In 1994, inspired by his experience making Schindler’s List, Spielberg established the Survivors of the Shoah Visual History Foundation to gather video testimonies from survivors and other witnesses of the Holocaust. While most of those who gave testimony were Jews, the foundation also interviewed homosexual survivors, Jehovah’s Witness survivors, liberators and liberation witnesses, political prisoners, rescuers and aid providers, Gypsy survivors and others.

Within several years, the foundation’s Visual History Archive held nearly 52,000 video testimonies in 32 languages, representing 56 countries. It is the largest archive of its kind in the world.

Nigel Morris, the author of The Cinema of Steven Spielberg, told JNS.org that some critics “carelessly dismiss him as a children’s director or maker of escapist fantasies.

 “They resent his enormous success, mistakenly focus on what they label as manipulation or sentimentality, or confuse him with [Star Wars director] George Lucas and naively blame either director or both for the blockbuster tendency that destroyed the freedom and creativity of early 1970s Hollywood, as if that were not an economic inevitability,” Morris said.  

Morris agrees with Friedman that Spielberg had little desire to embrace his Jewish ethnic identity or faith until he was profoundly affected by making Schindler’s List while in his late 40s.

“Being Jewish has influenced Spielberg’s craft and sensibility,” Morris said. “The characteristic ‘God light,’ as the director has called it, is central to both Spielberg’s visual style and the deeper meaning of his work… flows from his earliest memory of being pushed in a stroller through a Cincinnati synagogue aged just six months. The candles and dazzling reflections in candelabra became entwined with the awe of larger-than-life figures when he first saw a movie in a theatre, creating the quasi-religious wonder that is repeatedly associated with spectacle, and particularly film, through all his output.”   

Morris said Spielberg, as a child, was displaced to various strange new locations across the United States as his father changed jobs, suffering bullying and antidemitism. One of Spielberg’s coping strategy was to seek popularity by casting his oppressors in the movies he made outside school hours. 

“Spielberg was quoted as saying that being ‘Jewish and wimpy made me part of a major minority,’” Morris said. “This helped the fledgling director empathize with the civil rights cause and arguably led to his much later adoption of two African-American children, as well as the interest in black culture manifested seriously and respectfully in several of his films.”

Morris said Schindler’s List, coinciding with the Holocaust’s 50th anniversary, catalyzed arguments surrounding the new Holocaust Memorial Museum in Washington, D.C., resurgent neo-fascism and attempted genocide around the world, and the impetus such events gave to recording a dwindling number of survivors’ testimony.

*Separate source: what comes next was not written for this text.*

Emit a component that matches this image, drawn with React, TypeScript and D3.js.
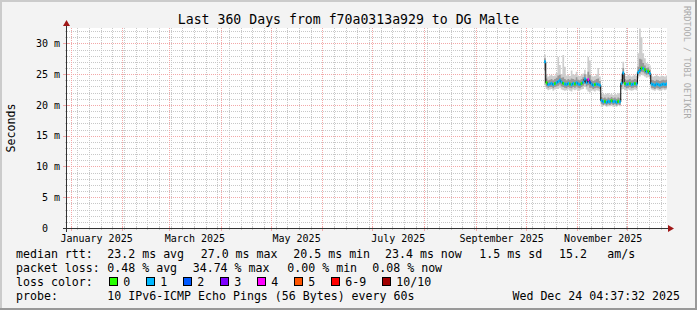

“Spielberg partly established the context, and tone, for many of the attacks that were made as much against him as the film,” said Morris. “When he imperiously declared, ‘If it takes my name to get people to see Schindler’s List, so be it,’ he suggested the project might not have been viable without him and implied higher aspirations than ‘mere’ entertainment. Certainly, a black-and-white film, over three hours long and without major stars, seemed unlikely to appeal to youthful blockbuster audiences, 60 per cent of whom were unaware of the Holocaust. Publicity portrayed Spielberg, who – it was understood at the time – waived his profits until the movie broke even, as pursuing a mission.”

According to Morris, Schindler’s redemption parallelled Spielberg’s transformation from shallow crowd-pleaser to serious Jewish artist. 

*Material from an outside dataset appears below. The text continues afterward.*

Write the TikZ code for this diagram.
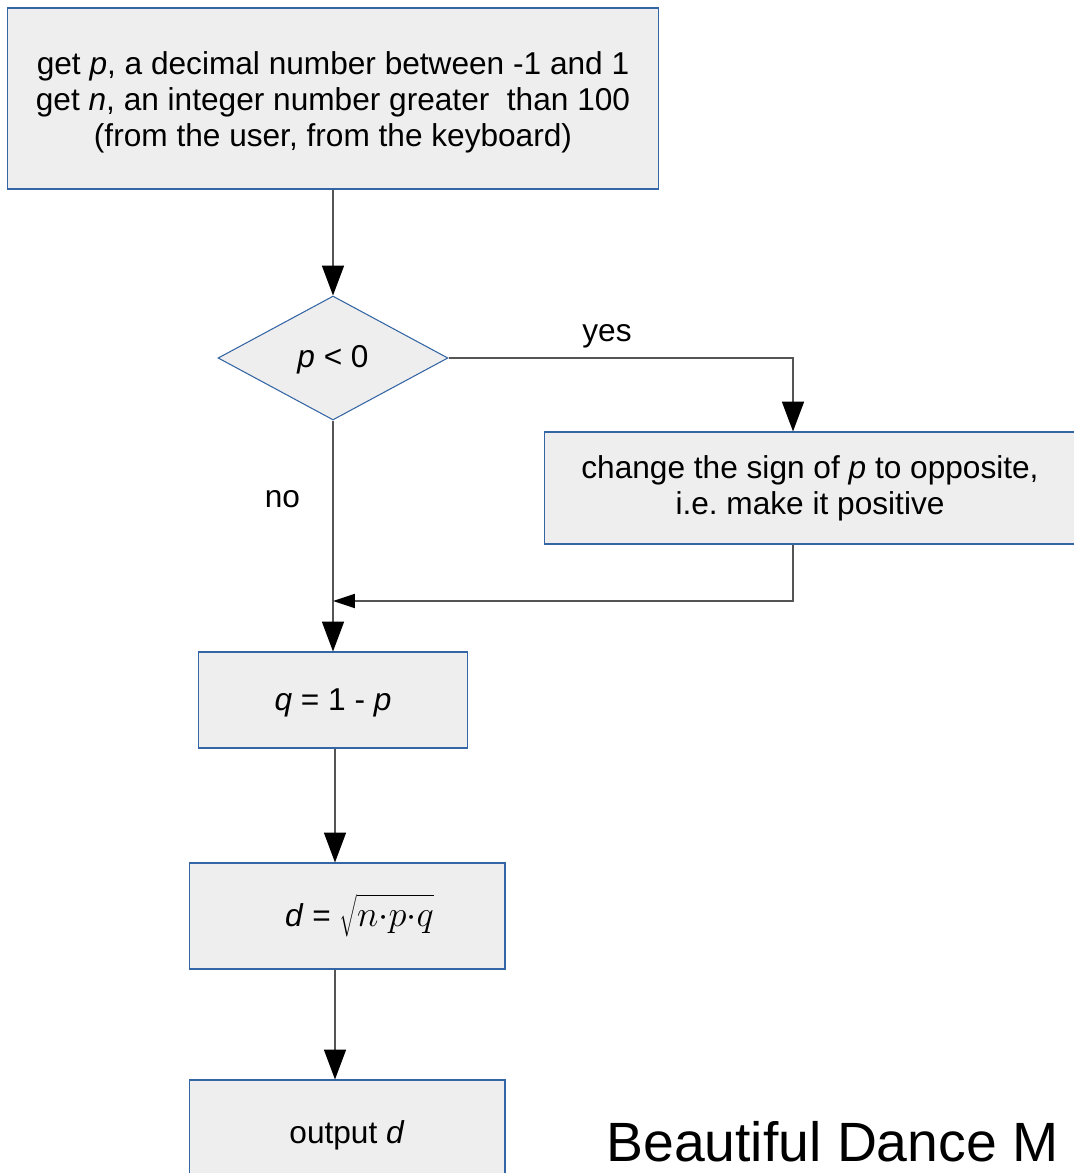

“Promotion and interviews stressed his return to ethnic roots and newfound faith,” Morris said, “as well as identification with Schindler. Spielberg repeatedly spoke of his own antisemitic experiences, thereby identifying himself, descended from German Jews, with Holocaust victims. Equating seriousness, solemnity and quality, industry names finally recognized Spielberg, bestowing Academy Awards at the exact time that media coverage was distancing him from Hollywood entertainment values.”

With Lincoln, Hollywood has another popular film, but Spielberg has more. He has his finger on the heartbeat of a historic American dilemma – with applications to modern times – by dealing with president Abraham Lincoln’s moral question of whether to prolong the Civil War to get an important amendment passed. 

Perhaps columnist Clarence Page best answered Spielberg’s (and Lincoln’s) question in the Chicago Tribune when he wrote, “Democratic governance of a large, diverse republic requires compromises. You can’t always get what you want, but we can work together across partisan lines to get what we need.”